Então eu fui e levei painho comigo. Estava naquela de que qualquer coisa, jogava ele no meio e dava uma direta dizendo que tinha ficado tarde e precisávamos ir para ele descansar. Era a técnica do impacto cinético perfeita, adaptada, mas eficaz. O problema é que no meio da noite, depois de um “vou ali e já volto”, procurei meu pai e ele estava ao lado do DJ, pedindo música.
Daí por diante foi só ladeira abaixo. Trenzinho. Fotos. Dancinhas. Promessas e mais fotos. O povo já tinha lembrado dele de nossa infância e ninguém mais queria desgrudar. Meu plano tinha ido por água abaixo. No meio do desconcerto havia beleza. Ele estava feliz. E enquanto as pessoas dançavam e o alento da cena crescia, minha reação desacelerava. As letras pairavam sobre a tela, e o próprio Drummond saía de uma das trupes meio que sorrindo e me dizia de frente, “A vida é um lindo erro que não tem conserto.” E de repente tudo ficava mais claro, como se estivéssemos em um filme.

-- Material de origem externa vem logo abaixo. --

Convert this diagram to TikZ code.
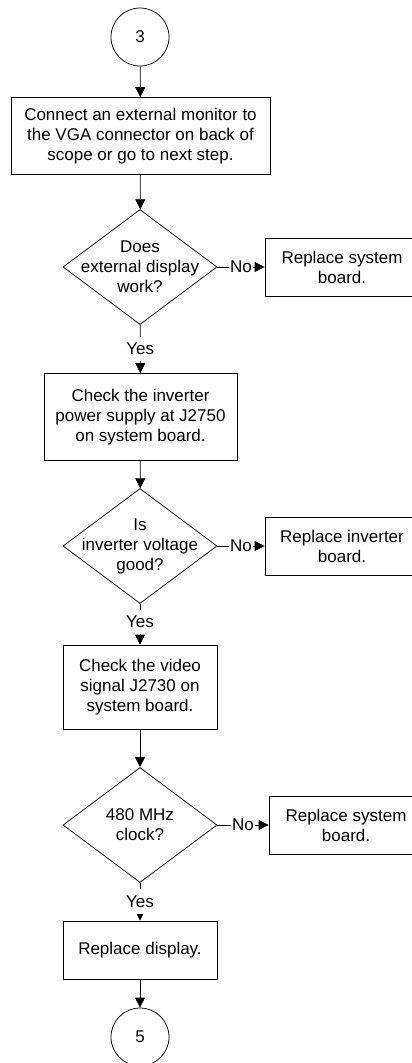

Aceitar um convite para sair à noite é cada vez mais difícil, mas foi nesse que eu compreendi a mensagem. Entendi que não conseguiria mudar a frequência tão facilmente. Muitas vezes um bom livro basta, mas nesse caso, não. Não naquela noite. Ela foi um daqueles momentos que se apresentam como uma chance, e não tinha sido eu que mudara o curso, era o curso que me pendia.